Hi Kimberly,
Acanthomatous epulis (now usually called acanthomatous ameloblastoma) is a benign tumor. They are locally destructive and can get very large but to not metastasize. These can be cured with complete excision, which does require rostral mandibulectomy. But most patients do very well, particularly in rostral locations like this one. I know the idea is scary to many owners though. I'm a little confused about the terminology they gave you here so if this is some other variant, then maybe behavior is different?
I've treated a few acanthomatous ameloblastomas (acanthomatous epulis) with herbs after excisional biopsy (which removed gross disease but not underlying bone) and have had some good success, although the patients I have treated had pretty small tumors to begin with (smaller than this one). I haven't done too many though because I usually have a long discussion about high cure rate with surgery, which is ultimately less expensive, especially for a 5 year old dog that will likely need to stay on herbs for life to prevent recurrence if there is success. So most of my clients have gone to surgery.

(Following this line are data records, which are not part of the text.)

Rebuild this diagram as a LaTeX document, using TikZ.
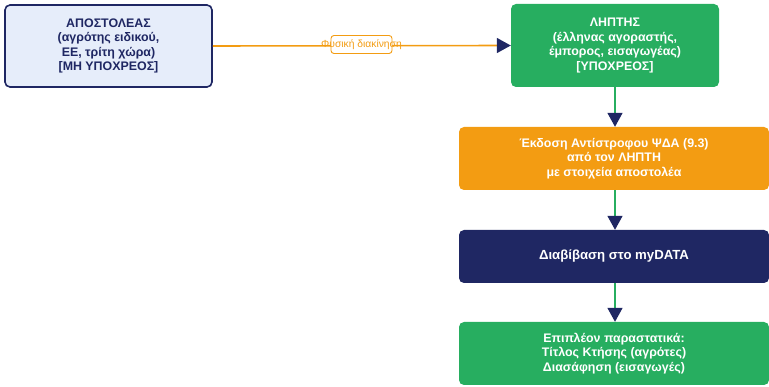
\documentclass[tikz,border=0pt]{standalone}
\usepackage{fontspec}
\setmainfont{Liberation Sans}
\usetikzlibrary{arrows.meta}
\definecolor{navy}{HTML}{1F2763}
\definecolor{lblue}{HTML}{E6EDFA}
\definecolor{mgreen}{HTML}{27AE60}
\definecolor{morange}{HTML}{F39C12}
\tikzset{
  box/.style={rounded corners=5pt, align=center, font=\bfseries\fontsize{12.4}{14.5}\selectfont, inner sep=0pt},
  flow/.style={line width=1.6pt, -{Triangle[length=14pt,width=15pt,fill=navy,color=navy]}},
}
\begin{document}
\begin{tikzpicture}[x=1pt,y=-1pt]
\useasboundingbox (0,0) rectangle (769,387);
\node[box, draw=navy, line width=1.6pt, fill=lblue, text=navy, minimum width=207pt, minimum height=82pt] (snd) at (108.5,46) {ΑΠΟΣΤΟΛΕΑΣ\\(αγρότης ειδικού,\\ΕΕ, τρίτη χώρα)\\{[ΜΗ ΥΠΟΧΡΕΟΣ]}};
\node[box, fill=mgreen, text=white, minimum width=208pt, minimum height=83pt] (rcv) at (615,45.5) {ΛΗΠΤΗΣ\\(έλληνας αγοραστής,\\έμπορος, εισαγωγέας)\\{[ΥΠΟΧΡΕΟΣ]}};
\node[box, fill=morange, text=white, minimum width=310pt, minimum height=63pt] (iss) at (614,158.5) {Έκδοση Αντίστροφου ΨΔΑ (9.3)\\από τον ΛΗΠΤΗ\\με στοιχεία αποστολέα};
\node[box, fill=navy, text=white, minimum width=310pt, minimum height=53pt, font=\bfseries\fontsize{13.2}{15}\selectfont] (tx) at (614,256.5) {Διαβίβαση στο myDATA};
\node[box, fill=mgreen, text=white, minimum width=310pt, minimum height=63pt] (doc) at (614,353.5) {Επιπλέον παραστατικά:\\Τίτλος Κτήσης (αγρότες)\\Διασάφηση (εισαγωγές)};
\draw[flow, color=morange] (snd.east) -- (rcv.west);
\node[draw=morange, fill=white, rounded corners=3pt, line width=0.9pt, minimum width=61pt, minimum height=18pt, inner sep=0pt] (lblbox) at (361.5,44.5) {};
\node[text=morange, font=\fontsize{10.3}{12}\selectfont, inner sep=0pt] (lbl) at (lblbox.center) {Φυσική διακίνηση};
\draw[flow, color=mgreen] (rcv.south) -- (rcv.south |- iss.north);
\draw[flow, color=mgreen] (rcv.south |- iss.south) -- (rcv.south |- tx.north);
\draw[flow, color=mgreen] (rcv.south |- tx.south) -- (rcv.south |- doc.north);
\end{tikzpicture}
\end{document}
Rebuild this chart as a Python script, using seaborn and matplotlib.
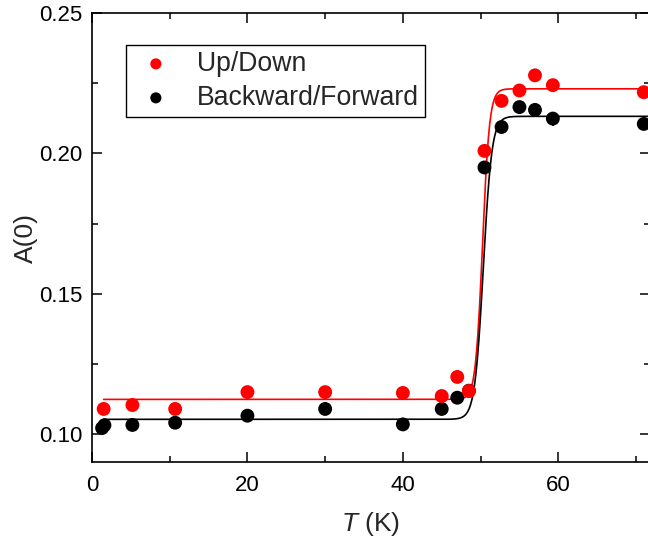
import numpy as np
import pandas as pd
import matplotlib
matplotlib.use("Agg")
import matplotlib.pyplot as plt
import seaborn as sns
from matplotlib.ticker import MultipleLocator, FormatStrFormatter

# ---- data ----
T_up = [1.5, 5.2, 10.7, 20.0, 30.0, 40.0, 45.0, 47.0, 48.5, 50.5, 52.7, 55.0, 57.0, 59.3, 71.0]
A_up = [0.109, 0.1104, 0.109, 0.115, 0.115, 0.1147, 0.1136, 0.1204, 0.1154, 0.2009,
        0.2187, 0.2224, 0.2278, 0.2243, 0.2218]
err_up = [0.0015, 0.0015, 0.0015, 0.0015, 0.0015, 0.0015, 0.0015, 0.002, 0.002, 0.002,
          0.002, 0.002, 0.002, 0.002, 0.002]

T_bf = [1.3, 1.6, 5.2, 10.7, 20.0, 30.0, 40.0, 45.0, 47.0, 48.5, 50.5, 52.7, 55.0, 57.0, 59.3, 71.0]
A_bf = [0.1022, 0.1032, 0.1033, 0.1041, 0.1066, 0.109, 0.1035, 0.109, 0.113, 0.1155, 0.195,
        0.2094, 0.2165, 0.2155, 0.2124, 0.2105]
err_bf = [0.0012, 0.0012, 0.0012, 0.0012, 0.0012, 0.0012, 0.0012, 0.0015, 0.002, 0.002, 0.002,
          0.002, 0.002, 0.002, 0.0025, 0.002]

# fitted step (logistic) parameters: low, high, centre, width
fit_up = [0.1124, 0.2230, 50.25, 0.45]
fit_bf = [0.1053, 0.2132, 50.35, 0.55]

labels = ["Up/Down", "Backward/Forward"]
colors = ["#ff0000", "#000000"]


def step(T, p):
    low, high, xc, w = p
    return low + (high - low) / (1.0 + np.exp(-(T - xc) / w))


T_fit = np.linspace(1.5, 72.0, 800)

df_up = pd.DataFrame({"T": T_up, "A": A_up, "err": err_up})
df_bf = pd.DataFrame({"T": T_bf, "A": A_bf, "err": err_bf})
df_fit_up = pd.DataFrame({"T": T_fit, "A": step(T_fit, fit_up)})
df_fit_bf = pd.DataFrame({"T": T_fit, "A": step(T_fit, fit_bf)})

sns.set_theme(style="ticks")
plt.rcParams["font.family"] = ["Liberation Sans", "DejaVu Sans"]
plt.rcParams["mathtext.fontset"] = "custom"
plt.rcParams["mathtext.it"] = "Liberation Sans:italic"
plt.rcParams["mathtext.rm"] = "Liberation Sans"

fig = plt.figure(figsize=(6.48, 5.4), dpi=100)
ax = fig.add_axes([92 / 648, 77.7 / 540, 558 / 648, 449.3 / 540])

# fit lines
sns.lineplot(data=df_fit_up, x="T", y="A", color=colors[0], lw=1.2, ax=ax, zorder=2)
sns.lineplot(data=df_fit_bf, x="T", y="A", color=colors[1], lw=1.2, ax=ax, zorder=2)

# error bars
ax.errorbar(df_bf["T"], df_bf["A"], yerr=df_bf["err"], fmt="none", ecolor=colors[1],
            elinewidth=1.2, capsize=0, zorder=3)
ax.errorbar(df_up["T"], df_up["A"], yerr=df_up["err"], fmt="none", ecolor=colors[0],
            elinewidth=1.2, capsize=0, zorder=5)

# points
sns.scatterplot(data=df_bf, x="T", y="A", color=colors[1], s=100, edgecolor="none",
                ax=ax, zorder=4, label=labels[1])
sns.scatterplot(data=df_up, x="T", y="A", color=colors[0], s=100, edgecolor="none",
                ax=ax, zorder=6, label=labels[0])

ax.set_xlim(0, 71.8)
ax.set_ylim(0.09, 0.25)
ax.xaxis.set_major_locator(MultipleLocator(20))
ax.xaxis.set_minor_locator(MultipleLocator(10))
ax.yaxis.set_major_locator(MultipleLocator(0.05))
ax.yaxis.set_minor_locator(MultipleLocator(0.025))
ax.tick_params(which="both", direction="in", top=True, right=True, width=1.1,
               labelsize=16, colors="black")
ax.tick_params(which="major", length=7)
ax.tick_params(which="minor", length=4)
ax.tick_params(axis="x", which="major", pad=9)
ax.tick_params(axis="y", which="major", pad=7)
ax.yaxis.set_major_formatter(FormatStrFormatter("%.2f"))
for s in ax.spines.values():
    s.set_linewidth(1.2)
    s.set_color("black")

ax.set_ylabel("A(0)", fontsize=19, labelpad=1)
ax.set_xlabel(r"$\mathit{T}$ (K)", fontsize=19, labelpad=10)

h, l = ax.get_legend_handles_labels()
order = [l.index(labels[0]), l.index(labels[1])]
leg = ax.legend([h[i] for i in order], [l[i] for i in order], loc="upper left",
                bbox_to_anchor=(34 / 558, 1 - 32 / 449.3), borderaxespad=0,
                fontsize=19.2, frameon=True, fancybox=False, edgecolor="black",
                framealpha=1, markerscale=0.8, handletextpad=0.65, borderpad=0.22,
                labelspacing=0.3, handlelength=1.8)
leg.get_frame().set_linewidth(1.0)

fig.savefig("out.png", dpi=100)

Having said that, the two patients I treated after excisional biopsy did experience good long term control (a few years before I lost track of them). There was no gross tumor when we started so I can't tell you how long until regression. But I'd say if the owner is committed to going that route, as long as the mass isn't growing I'd continue with therapy. I usually tell people 3-6 weeks before a response is seen, but the tumor should not continue to grow at the same rate it was before starting herbs. I'd just be careful and monitor very closely so they don't wait too long that surgery will have to be more aggressive in order to remove all the disease if they are open to doing surgery if the herbs don't work.
I used Modified Xue Fu Zhu Yu tang in both of these patients. And with the tongue and pulse you are describing here, suggesting blood deficiency and blood stasis, that should be a good fit. One of the patients had some early regrowth about 6 months later (as best I can recall) and was showing signs of blood deficiency, so I just added Si Wu Tang to the protocol and we achieved disease control again. I find that many of my patients on long term blood movers like XFZYT do eventually need more blood tonification once the stasis is resolved. So, that's my n=2. FWIW.
Let us know how this guy does. I'd be interested to know.